If you have never had a panic attack you are very lucky, they are terrifying and you think that you are really going to die, now if the hospital knows you are ok they just leave you sitting there and you suffer and they act like it’s a walk in the park, please know this is a very real problem and needs to be treated as such.
This was a trend that would grow steadily worse. I would go to the hospital or the doctor’s very often, sometimes four to five times a month. I am sure this drove my family, doctor, and the emergency room that I regularly frequented crazy. As time passed and with a wonderful new doctor, the attacks are pretty much gone! I have not had to go to the emergency room for mental health issues for quite some time.
(ANOTHER VICTORY.)
It was when I was in seventh and eighth grade that I noticed when I got into a relationship and really started liking a girl, that’s when we would break up. (This is where, as I look back at it all, I first started to see the emotional problems, and it also became very clear to everyone close to me.)
At least to me it seemed clear, maybe noone noticed but me, I am not really sure, I mean no one ever told me they thought Iwas nuts and if they did they never said anything to me, so maybe just maybe I was hopinf deep down inside me that someone, anyone would notice that I was ready to go off the deep end!
I would cry for hours and make myself sick and vomit for hours at a time. Normally when I would get sick, after a day or so the doctor would need to prescribe something to help me stop vomiting.

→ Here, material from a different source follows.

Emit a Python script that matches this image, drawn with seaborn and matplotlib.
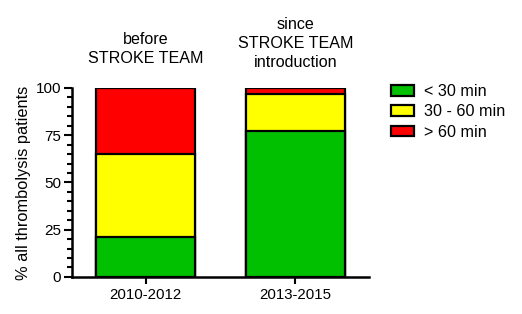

I remember one girl I was going out with. Her name was Christy and I really liked her. She was gorgeous and I had a crush on her all the way through high school. We would talk often. I don’t know if I did something wrong or what that reason was, but the relationship didn’t last too long, maybe a month or two weeks, and when she dumped me it was like the end of the world!